It’s the birthday of poet Robert Browning (1812-1889), known for his brilliant dramatic monologues and for marrying Elizabeth Barrett Browning on the sly and running off with her to Italy, like you do.
Browning was born in Camberwell, England. His father was a clerk in the Bank of England but also collected rare books, more than 6,000 of them, and was scarily well-read. Browning was precocious and wrote his first volume of poetry at the age of 12, and around that time was so inspired by the work of Percy Bysshe Shelley that he decided he too was a vegetarian and an atheist. (I’m just betting his parents rolled their eyes.) He then wrote no poetry for seven years, went off to the University of London in 1828, and almost immediately left in order to study at his own pace. Given that he’d learned Latin, Greek, and French by the age of 14, his pace was probably breakneck. Yet later in life his poetry was sometimes criticized for its obscurity, which was blamed on the unevenness of his education. Stay in school, people.
In 1933 he published Pauline: A Fragment of a Confession, which received mixed reviews, including the accusation of “intense and morbid self-consciousness.” This may be why Browning never again revealed his own emotions through his poetry. His 1840 poem “Sordello” bombed. He also wrote a number of plays in verse, and they too largely bombed. But instead of considering a career change, he continued to perfect techniques of dramatic monologue, which eventually were a huge influence on poets of the twentieth century.
Meanwhile, Elizabeth Barrett Browning had praised him in her Poems (1844), he wrote to thank her, they eventually met, and love ensued. (Cue songbirds.) They continued corresponding—this was all without smart phones, remember, so we’re talking snail mail—and married secretly in 1846 in defiance of EBB’s jealous and domineering father, and a week later went off to Italy.
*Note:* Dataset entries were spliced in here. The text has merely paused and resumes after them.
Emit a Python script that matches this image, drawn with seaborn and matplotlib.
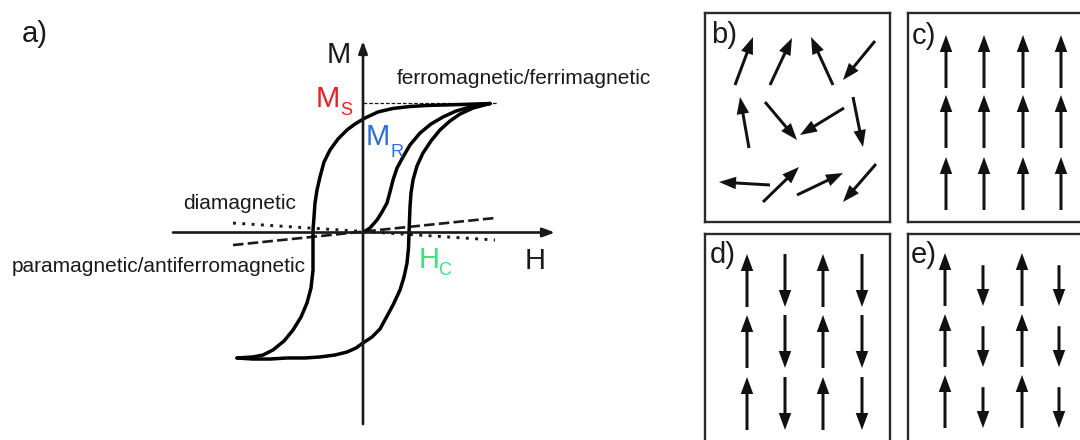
import matplotlib
matplotlib.use("Agg")
import matplotlib.pyplot as plt
import numpy as np
import pandas as pd
import seaborn as sns

# ---------------- hysteresis data (H in field units, M / Ms) ----------------
desc_H = [1.27, 1.12, 0.97, 0.82, 0.64, 0.47, 0.30, 0.15, 0.02, -0.08, -0.16,
          -0.25, -0.33, -0.39, -0.43, -0.46, -0.48, -0.49, -0.50, -0.50, -0.50,
          -0.52, -0.56, -0.62, -0.70, -0.79, -0.90, -1.00, -1.10, -1.26]
desc_M = [0.996, 0.992, 0.988, 0.985, 0.981, 0.973, 0.958, 0.931, 0.884, 0.838,
          0.792, 0.722, 0.637, 0.544, 0.429, 0.328, 0.228, 0.120, 0.019, -0.135,
          -0.290, -0.429, -0.544, -0.653, -0.753, -0.838, -0.907, -0.946, -0.961,
          -0.969]

asc_H = [-1.26, -1.10, -0.93, -0.76, -0.58, -0.43, -0.28, -0.16, -0.07, 0.00,
         0.09, 0.17, 0.23, 0.30, 0.37, 0.41, 0.44, 0.455, 0.46, 0.465, 0.47,
         0.48, 0.50, 0.54, 0.60, 0.68, 0.77, 0.87, 0.97, 1.10, 1.27]
asc_M = [-0.969, -0.977, -0.977, -0.969, -0.969, -0.961, -0.946, -0.923, -0.892,
         -0.853, -0.807, -0.745, -0.660, -0.560, -0.444, -0.344, -0.236, -0.120,
         -0.004, 0.097, 0.197, 0.305, 0.405, 0.514, 0.614, 0.707, 0.792, 0.861,
         0.915, 0.961, 0.996]

virgin_H = [0.00, 0.07, 0.14, 0.19, 0.24, 0.27, 0.30, 0.34, 0.40, 0.47, 0.57,
            0.68, 0.80, 0.93, 1.07, 1.27]
virgin_M = [0.000, 0.035, 0.097, 0.158, 0.228, 0.313, 0.405, 0.498, 0.583,
            0.676, 0.768, 0.838, 0.892, 0.938, 0.969, 0.996]

# linear responses and saturation level
dia_H = [-1.30, 1.32]
dia_M = [0.073, -0.058]
para_H = [-1.30, 1.32]
para_M = [-0.097, 0.112]
sat_H = [0.00, 1.34]
sat_M = [1.00, 1.00]

# ---------------- spin configurations ----------------
# b) random moments: tail position and vector
b_x = [30, 65, 128, 170, 44, 60, 139, 148, 65, 58, 92, 171]
b_y = [72, 72, 72, 28, 135, 89, 95, 84, 172, 189, 182, 151]
b_dx = [18, 22, -22, -32, -9, 32, -44, 10, -51, 36, 46, -33]
b_dy = [-48, -47, -48, 39, -51, 38, 27, 50, -3, -35, -22, 38]

# c), d), e): column positions, row baselines, relative moment per column
c_cols = [38, 76, 115, 153]
c_rows = [75, 135, 197]
c_moment = [1.0, 1.0, 1.0, 1.0]

d_cols = [42, 80, 118, 157]
d_rows = [73, 134, 196]
d_moment = [1.0, -1.0, 1.0, -1.0]

e_cols = [37, 75, 114, 151]
e_rows = [72, 133, 194]
e_moment = [1.0, -0.77, 1.0, -0.77]

SPIN_LEN = 53

# ---------------- styling ----------------
sns.set_theme(style="white")
plt.rcParams["font.family"] = ["Liberation Sans", "DejaVu Sans"]
INK = "#1a1a1a"
RED = "#e5202a"
BLUE = "#2d6fd8"
GREEN = "#3ee27f"

W, H = 1080, 440
fig = plt.figure(figsize=(W / 100, H / 100), dpi=100)
fig.patch.set_facecolor("white")

# ---------------- panel a: M(H) ----------------
ax = fig.add_axes([0, 0, 680 / W, 1])
ax.set_xlim(-3.63, 3.17)
ax.set_ylim(-1.6023, 1.7954)
ax.set_axis_off()

arrow_kw = dict(arrowstyle="-|>,head_length=0.6,head_width=0.22", lw=1.9,
                color=INK, shrinkA=0, shrinkB=0)
ax.annotate("", xy=(1.92, 0), xytext=(-1.90, 0), arrowprops=arrow_kw)
ax.annotate("", xy=(0, 1.479), xytext=(0, -1.479), arrowprops=arrow_kw)

ax.plot(sat_H, sat_M, color=INK, lw=0.9, ls=(0, (3, 1.5)))
ax.plot(dia_H, dia_M, color=INK, lw=2.1, ls=(0, (1, 2.2)))
ax.plot(para_H, para_M, color=INK, lw=1.9, ls=(0, (4, 1.6)))

for hx, my in [(desc_H, desc_M), (asc_H, asc_M), (virgin_H, virgin_M)]:
    sns.lineplot(x=hx, y=my, sort=False, estimator=None, ax=ax,
                 color="black", lw=2.5, solid_capstyle="round")

big = 21
ax.text(-3.41, 1.471, "a)", fontsize=big, color=INK)
ax.text(-0.36, 1.309, "M", fontsize=big, color=INK)
ax.text(-0.47, 0.969, "M", fontsize=big, color=RED)
ax.text(-0.225, 0.907, "S", fontsize=13, color=RED)
ax.text(0.03, 0.676, "M", fontsize=big, color=BLUE)
ax.text(0.27, 0.583, "R", fontsize=13, color=BLUE)
ax.text(0.56, -0.274, "H", fontsize=big, color=GREEN)
ax.text(0.75, -0.328, "C", fontsize=13, color=GREEN)
ax.text(1.62, -0.282, "H", fontsize=big, color=INK)
ax.text(0.34, 1.147, "ferromagnetic/ferrimagnetic", fontsize=15, color=INK)
ax.text(-1.80, 0.178, "diamagnetic", fontsize=15, color=INK)
ax.text(-3.51, -0.305, "paramagnetic/antiferromagnetic", fontsize=15, color=INK)


# ---------------- panels b-e: spin arrangements ----------------
def panel(left, top, label, label_xy):
    pw, ph = 185, 209
    pax = fig.add_axes([left / W, 1 - (top + ph) / H, pw / W, ph / H])
    pax.set_xlim(0, pw)
    pax.set_ylim(ph, 0)
    pax.set_xticks([])
    pax.set_yticks([])
    for s in pax.spines.values():
        s.set_visible(True)
        s.set_color("#2a2a2a")
        s.set_linewidth(1.7)
    pax.text(label_xy[0], label_xy[1], label, fontsize=big, color=INK)
    return pax


def spin(pax, x, y, dx, dy):
    pax.arrow(x, y, dx, dy, width=3.0, head_width=12.5, head_length=17,
              length_includes_head=True, fc="#111111", ec="#111111", lw=0)


def lattice(pax, cols, rows, moments):
    for base in rows:
        for x, m in zip(cols, moments):
            length = abs(m) * SPIN_LEN
            if m > 0:
                spin(pax, x, base, 0, -length)
            else:
                spin(pax, x, base - length, 0, length)


pb = panel(705, 13, "b)", (6, 30))
for x, y, dx, dy in zip(b_x, b_y, b_dx, b_dy):
    spin(pb, x, y, dx, dy)

pc = panel(908, 13, "c)", (4, 31))
lattice(pc, c_cols, c_rows, c_moment)

pd_ = panel(705, 234, "d)", (5, 29))
lattice(pd_, d_cols, d_rows, d_moment)

pe = panel(908, 234, "e)", (3, 29))
lattice(pe, e_cols, e_rows, e_moment)

fig.savefig("out.png", dpi=100, facecolor="white")
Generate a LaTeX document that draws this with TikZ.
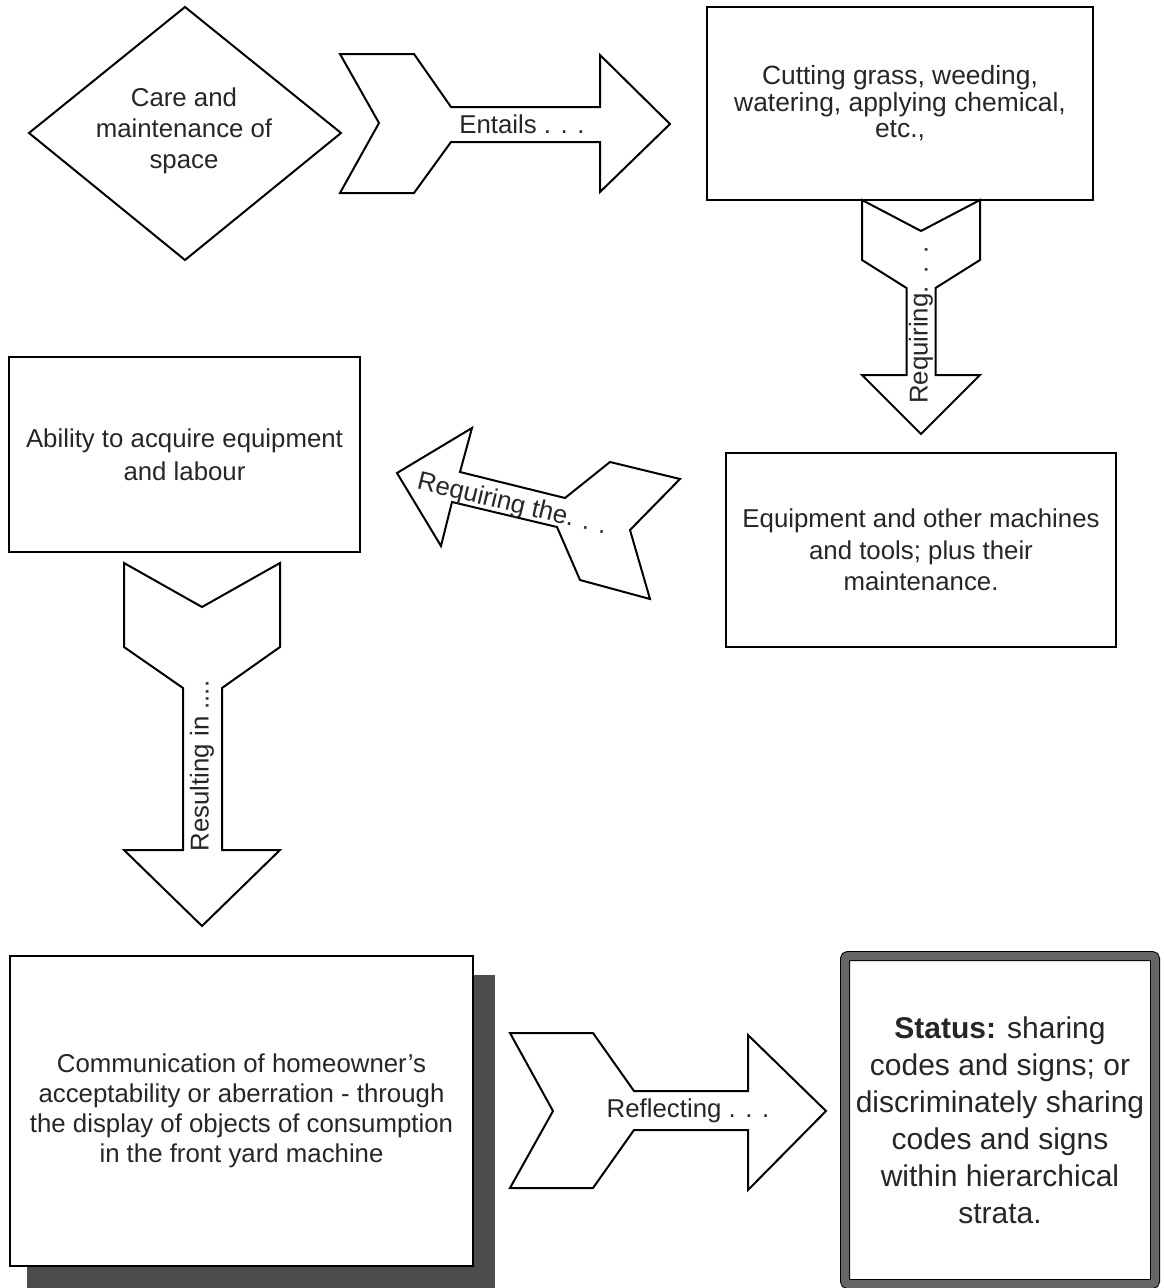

They were married for about 15 years, had one son nicknamed Pen, and argued a lot about politics, parenting, and EBB’s interest in spiritualism. Browning wrote hardly any poetry during these years. In 1861, EBB died in Browning’s arms, and there’s an interesting little article in The Guardian speculating on whether he offed her, right here.
Browning published a volume of poetry, Dramatis Personae, in 1864, and his masterpiece, The Ring and the Book, in 1868-69, about a murder trial in Rome in 1698, and at this point everyone agreed he was officially Great. He went on to write a good deal more poetry, receive many honors, and almost remarry twice. Finally he caught a cold and died. (Yes! That can happen! So when told to have some sense and put on a jacket, do not roll your eyes at ME, young man.)
Be properly and warmly attired on this slightly chilly Monday and stay scrupulously honest to the data.